Alright, cameras settings! We have Manual mode, P-mode, aperture priority mode: When to use what setting in street photography?

My preferred settings for street photography is P-mode – I use that 70% of the time simply because I can’t bother thinking too much about my camera settings when the ‘decisive moment’ is in front of me.

This photo is impossible to take in P-mode

When I took this photo, the camera setting I used was shutter priority mode. The shutter speed is set to 1 second and everything else is in auto mode.

Long-exposure: Shutter-speed on 1 second.

Fujifilm x100f: Long-exposure: ISO 250 Shutter-speed / exposure time of 1 second, Aperture / F-stop : ƒ/16.0 – Focal Length: 23.0 mm

When I shoot with the Fujifilm x100f – my preferred camera for street photography, I use three different settings for street photography.

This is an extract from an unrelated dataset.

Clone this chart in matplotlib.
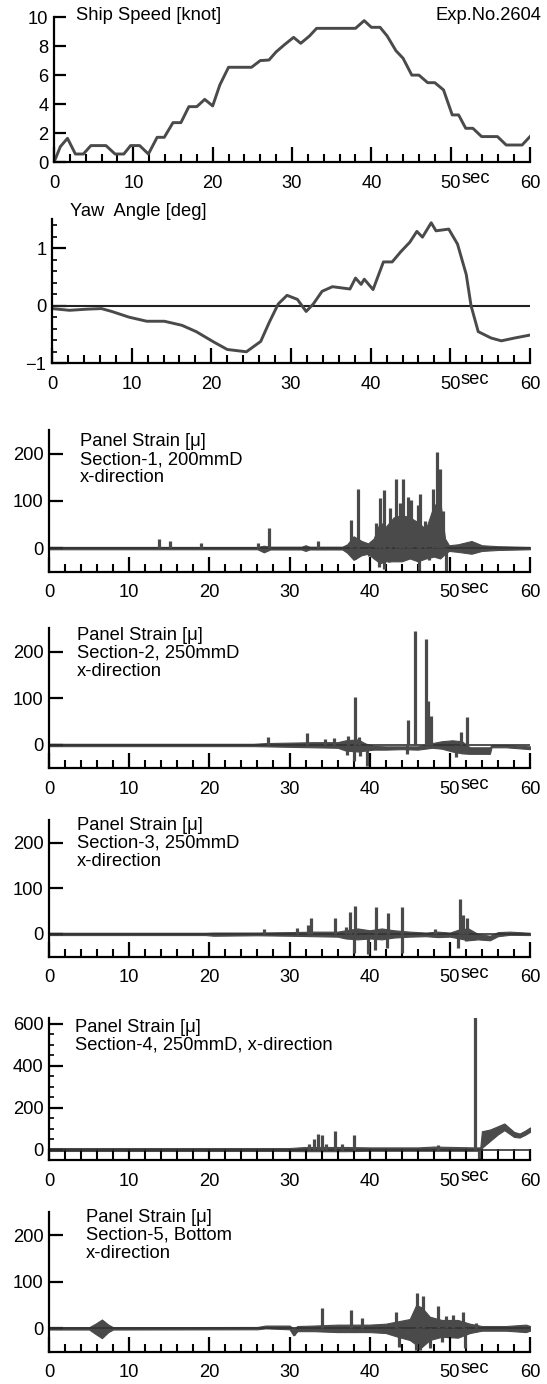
import matplotlib.pyplot as plt
from matplotlib.ticker import MultipleLocator

plt.rcParams['font.family'] = ['Liberation Sans', 'DejaVu Sans']

# ship speed [knot]
speed_t = [0, 0.8, 1.7, 2.7, 3.7, 4.65, 6.55, 7.7, 8.8, 9.65, 10.8, 11.9, 13.0, 13.9,
           15.0, 16.0, 17.0, 18.0, 19.0, 20.0, 20.9, 22.0, 24.9, 26.0, 27.1, 28.0, 29.0,
           30.2, 31.1, 32.2, 33.1, 38.0, 39.1, 40.0, 41.1, 42.0, 43.1, 44.0, 45.1, 46.0,
           47.1, 48.0, 49.1, 50.2, 51.0, 51.9, 52.8, 53.9, 55.9, 57.0, 59.0, 60.0]
speed_v = [0, 1.08, 1.65, 0.57, 0.57, 1.15, 1.15, 0.57, 0.57, 1.15, 1.15, 0.57, 1.72, 1.72,
           2.73, 2.73, 3.83, 3.83, 4.33, 3.88, 5.32, 6.54, 6.54, 7.0, 7.04, 7.6, 8.07,
           8.6, 8.19, 8.69, 9.22, 9.22, 9.75, 9.29, 9.29, 8.69, 7.68, 7.16, 6.0, 6.0,
           5.48, 5.48, 4.98, 3.26, 3.26, 2.34, 2.34, 1.77, 1.77, 1.19, 1.19, 1.77]

# yaw angle [deg]
yaw_t = [0, 2.2, 4.4, 6.2, 7.5, 9.7, 11.9, 14.1, 16.3, 18.1, 20.3, 22.0, 24.4, 26.2, 27.3,
         28.4, 29.5, 30.8, 31.9, 32.8, 33.9, 35.2, 37.4, 38.1, 38.8, 39.2, 40.3, 41.6, 42.7,
         43.8, 44.9, 45.8, 46.5, 47.6, 48.2, 49.8, 50.9, 52.0, 52.6, 53.5, 55.1, 56.4, 58.1, 60]
yaw_v = [-0.05, -0.08, -0.06, -0.05, -0.10, -0.20, -0.27, -0.27, -0.34, -0.45, -0.63, -0.76,
         -0.80, -0.62, -0.28, 0.03, 0.18, 0.11, -0.10, 0.03, 0.25, 0.33, 0.29, 0.48, 0.37,
         0.46, 0.28, 0.76, 0.76, 0.94, 1.10, 1.29, 1.19, 1.44, 1.30, 1.33, 1.07, 0.54, 0.0,
         -0.45, -0.56, -0.61, -0.56, -0.51]

# panel strain: noise band envelope + single spikes
s1_band_t = [0, 26.0, 26.8, 27.6, 31.5, 32.0, 32.5, 36.6, 37.2, 38.0, 39.0, 39.8, 40.5, 41.3,
             42.0, 43.0, 44.0, 45.0, 46.0, 47.0, 48.0, 48.8, 49.4, 49.9, 51.0, 52.7, 54.0, 56.0, 60.0]
s1_band_hi = [2.5, 2.5, 5, 3, 3, 6, 3, 3, 8, 25, 15, 10, 20, 55, 45, 65, 70, 65, 55, 40, 90, 100,
              20, 6, 8, 15, 6, 4, 2.5]
s1_band_lo = [-2.5, -2.5, -9, -3, -3, -6, -3, -3, -10, -25, -15, -12, -22, -32, -28, -28, -28,
              -22, -28, -22, -18, -22, -12, -6, -8, -12, -6, -4, -2.5]
s1_spike_t = [13.7, 15.1, 19.0, 26.1, 27.4, 33.5, 37.73, 38.56, 40.74, 41.28, 41.79, 42.5, 43.25,
              43.75, 44.21, 44.84, 45.17, 45.97, 46.3, 46.93, 47.85, 48.35, 48.77, 49.2,
              38.2, 39.9, 41.16, 41.83, 42.4, 43.6, 44.4, 46.1, 47.4, 49.5]
s1_spike_v = [19, 15, 10, 10, 42, 14, 60, 126, 53, 107, 124, 85, 147, 95, 147, 109, 102, 92, 115,
              57, 126, 203, 168, 78, -23, -16, -40, -44, -30, -26, -19, -50, -26, -50]

s2_band_t = [0, 25.5, 27.0, 30.0, 33.0, 36.0, 37.0, 38.5, 39.5, 40.5, 42.0, 44.0, 46.0, 47.8,
             49.0, 50.3, 51.5, 52.5, 55.0, 55.2, 57.0, 60.0]
s2_band_hi = [2.5, 2.5, 4, 5, 6, 6, 10, 12, 3, -2, -3, -3, -3, 4, 8, 10, 8, -5, -5, 0, 0, -3]
s2_band_lo = [-2.5, -2.5, -3, -4, -5, -6, -12, -14, -12, -10, -10, -9, -10, -6, -8, -14, -18,
              -19, -19, -5, -5, -9]
s2_spike_t = [27.3, 32.2, 34.4, 35.5, 37.3, 38.2, 38.7, 44.8, 45.63, 47.05, 47.3, 47.6, 51.4, 52.1,
              37.2, 38.0, 38.8, 39.7, 44.7, 50.8]
s2_spike_v = [17, 26, 12, 14, 19, 102, 16, 53, 245, 228, 94, 62, 28, 60, -21, -35, -24, -45, -20, -26]

s3_band_t = [0, 19.5, 20.5, 26.0, 30.0, 33.0, 36.0, 37.0, 38.5, 40.0, 41.5, 43.0, 45.0, 47.0,
             48.5, 50.0, 51.2, 52.3, 53.5, 55.0, 56.0, 57.5, 60.0]
s3_band_hi = [2.5, 2.5, 3, 3, 4, 5, 5, 8, 12, 8, 12, 8, 5, 3, 5, 3, 10, 12, 0, -4, 4, 5, 2.5]
s3_band_lo = [-2.5, -2.5, -4, -3, -4, -5, -6, -10, -12, -10, -12, -8, -6, -5, -7, -6, -10, -14,
              -12, -14, -5, -2, -2.5]
s3_spike_t = [26.85, 30.9, 32.3, 32.7, 35.7, 37.0, 37.5, 38.2, 40.8, 42.3, 44.0, 48.2, 51.3, 51.7,
              52.2, 38.0, 39.8, 40.7, 42.1, 44.0, 51.0, 52.0]
s3_spike_v = [10, 14, 19, 34, 36, 15, 48, 61, 60, 46, 59, 10, 77, 41, 34, -42, -45, -35, -31, -42,
              -31, -16]

s4_band_t = [0, 30, 32, 37, 40, 46, 48, 53.0, 53.8, 54.0, 55.0, 56.0, 56.8, 58.0, 58.7, 59.4, 60]
s4_band_hi = [7, 7, 12, 12, 10, 10, 14, 10, 10, 87, 95, 111, 124, 84, 76, 90, 105]
s4_band_lo = [-7, -7, -8, -8, -6, -6, -6, -6, -6, 8, 40, 72, 92, 60, 57, 70, 84]
s4_spike_t = [32.4, 33.1, 33.5, 34.0, 34.5, 35.7, 36.6, 38.1, 48.5, 53.2, 53.7]
s4_spike_v = [24, 48, 72, 68, 24, 88, 24, 67, 20, 632, -50]

s5_band_t = [0, 5, 5.8, 6.6, 7.4, 8, 26, 27, 30, 30.5, 31, 33, 36, 40, 42, 43.5, 45, 45.8, 46.5,
             47.5, 49, 51, 52.5, 54, 57, 59.5, 60]
s5_band_hi = [2.5, 2.5, 10, 19, 8, 2.5, 3, 6, 6, 0, 5, 6, 8, 8, 10, 15, 20, 50, 45, 25, 18, 18,
              10, 5, 5, 8, 5]
s5_band_lo = [-2.5, -2.5, -12, -21, -8, -2.5, -2, 0, -2, -15, -6, -6, -8, -8, -10, -18, -25, -35,
              -40, -25, -18, -20, -10, -5, -5, -8, -5]
s5_spike_t = [34.0, 37.7, 39.1, 43.3, 45.9, 46.6, 48.5, 49.5, 50.4, 51.7, 53.3,
              30.5, 43.7, 45.8, 46.3, 47.5, 49.0, 51.9]
s5_spike_v = [44, 39, 23, 35, 75, 69, 49, 26, 28, 35, 12, -15, -40, -46, -46, -42, -29, -43]

x_ticks = [0, 10, 20, 30, 40, 50, 60]
x_labels = ['0', '10', '20', '30', '40', '50', '60']

W, H = 547, 1384
fig = plt.figure(figsize=(W / 100, H / 100), dpi=100)
TRACE = '#4a4a4a'
FS = 13.2


def panel(top, bottom, left=49, right=530):
    return fig.add_axes([left / W, 1 - bottom / H, (right - left) / W, (bottom - top) / H])


def style(ax, xmaj=10.8, xmin=6.0):
    for s in ['top', 'right']:
        ax.spines[s].set_visible(False)
    for s in ['left', 'bottom']:
        ax.spines[s].set_linewidth(1.6)
    ax.set_xlim(0, 60)
    ax.set_xticks(x_ticks)
    ax.set_xticklabels(x_labels)
    ax.xaxis.set_minor_locator(MultipleLocator(2))
    ax.tick_params(axis='x', which='major', direction='in', length=xmaj, width=1.6,
                   pad=9, labelsize=FS)
    ax.tick_params(axis='x', which='minor', direction='in', length=xmin, width=1.5)
    ax.tick_params(axis='y', which='major', direction='in', length=10, width=1.6,
                   pad=4, labelsize=FS)
    ax.tick_params(axis='y', which='minor', direction='in', length=3.8, width=1.2)
    ax.annotate('sec', xy=(50, 0), xycoords=('data', 'axes fraction'), xytext=(7.5, -12),
                textcoords='offset points', fontsize=FS, ha='left', va='center')


def label(x, y, s, **kw):
    fig.text(x / W, 1 - y / H, s, fontsize=FS, va='center', **kw)


# 1: ship speed
ax = panel(17, 162.3, left=54)
ax.plot(speed_t, speed_v, color=TRACE, lw=2.1)
ax.set_ylim(0, 10)
ax.set_yticks([0, 2, 4, 6, 8, 10])
style(ax)
ax.tick_params(axis='y', which='major', length=8.3)
label(76, 15, 'Ship Speed [knot]')
label(541, 15, 'Exp.No.2604', ha='right')

# 2: yaw angle
ax = panel(219.3, 363.3, left=52)
ax.axhline(0, color='#222222', lw=1.5)
ax.plot(yaw_t, yaw_v, color=TRACE, lw=2.1)
ax.set_ylim(-1, 1.5)
ax.set_yticks([-1, 0, 1])
ax.yaxis.set_minor_locator(MultipleLocator(0.2))
style(ax)
label(70, 211, 'Yaw  Angle [deg]')

strain = [
    (430, 571.7, s1_band_t, s1_band_hi, s1_band_lo, s1_spike_t, s1_spike_v,
     ['Panel Strain [\u03bc]', 'Section-1, 200mmD', 'x-direction'], 80, 442),
    (628.3, 768.3, s2_band_t, s2_band_hi, s2_band_lo, s2_spike_t, s2_spike_v,
     ['Panel Strain [\u03bc]', 'Section-2, 250mmD', 'x-direction'], 77, 635),
    (820, 956.7, s3_band_t, s3_band_hi, s3_band_lo, s3_spike_t, s3_spike_v,
     ['Panel Strain [\u03bc]', 'Section-3, 250mmD', 'x-direction'], 77, 825),
    (1018.3, 1160, s4_band_t, s4_band_hi, s4_band_lo, s4_spike_t, s4_spike_v,
     ['Panel Strain [\u03bc]', 'Section-4, 250mmD, x-direction'], 75, 1027),
    (1211.7, 1351.7, s5_band_t, s5_band_hi, s5_band_lo, s5_spike_t, s5_spike_v,
     ['Panel Strain [\u03bc]', 'Section-5, Bottom', 'x-direction'], 86, 1217),
]

for i, (top, bottom, bt, bhi, blo, st, sv, lines, tx, ty) in enumerate(strain):
    ax = panel(top, bottom)
    ax.axhline(0, color='#333333', lw=1.2)
    ax.fill_between(bt, blo, bhi, color=TRACE, lw=0.8, edgecolor=TRACE)
    ax.vlines(st, 0, sv, colors=TRACE, lw=2.3)
    if i == 3:
        ax.set_ylim(-50, 625)
        ax.set_yticks([0, 200, 400, 600])
        ax.yaxis.set_minor_locator(MultipleLocator(50))
        style(ax, xmaj=7.9, xmin=7.9)
    else:
        ax.set_ylim(-50, 250)
        ax.set_yticks([0, 100, 200])
        style(ax)
    for k, s in enumerate(lines):
        label(tx, ty + k * 18, s)

fig.savefig('out.png', dpi=100)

The Fujifilm x100F comes with three customizable modes. And when you pick your street camera, it’s crucial it has the option to set a minimum shutter speed.

  • Setting 1) The mode I use the most for day-time: 1/250 shutter speed and ISO max of 1600. This setting will tell the camera to never go above 1600 ISO and never go below 1/250 of a second. This helps me avoiding blurry motion by freezing moving targets and keeping the ISO at a decent level.

Street Photography at night

When I’m doing street photography at night, I always go to a max ISO of 12800.

P Mode vs. Aperture mode for street photography

In the past, I would usually just shoot in P-mode – always. Lately, I’ve been experiment a lot more with aperture priority mode to control and master the depth of field (DoF) better.

Focusing: Autofocus, prefocus, AE-L & AF-L

How to focus: This is a tricky thing in street photography because everything moves so fast and your scene is very unpredictable, which is why you should rely a lot on your settings and experience.

AE lock stands for Auto Exposure-Lock. The reason to use AE-L is to lock the exposure where you want and point that camera elsewhere after.

AF lock stands for Auto Focus Lock. The point of using AF-lock, which is something I often use, is to pre-focus at a certain spot, so your next shot will be a lot faster.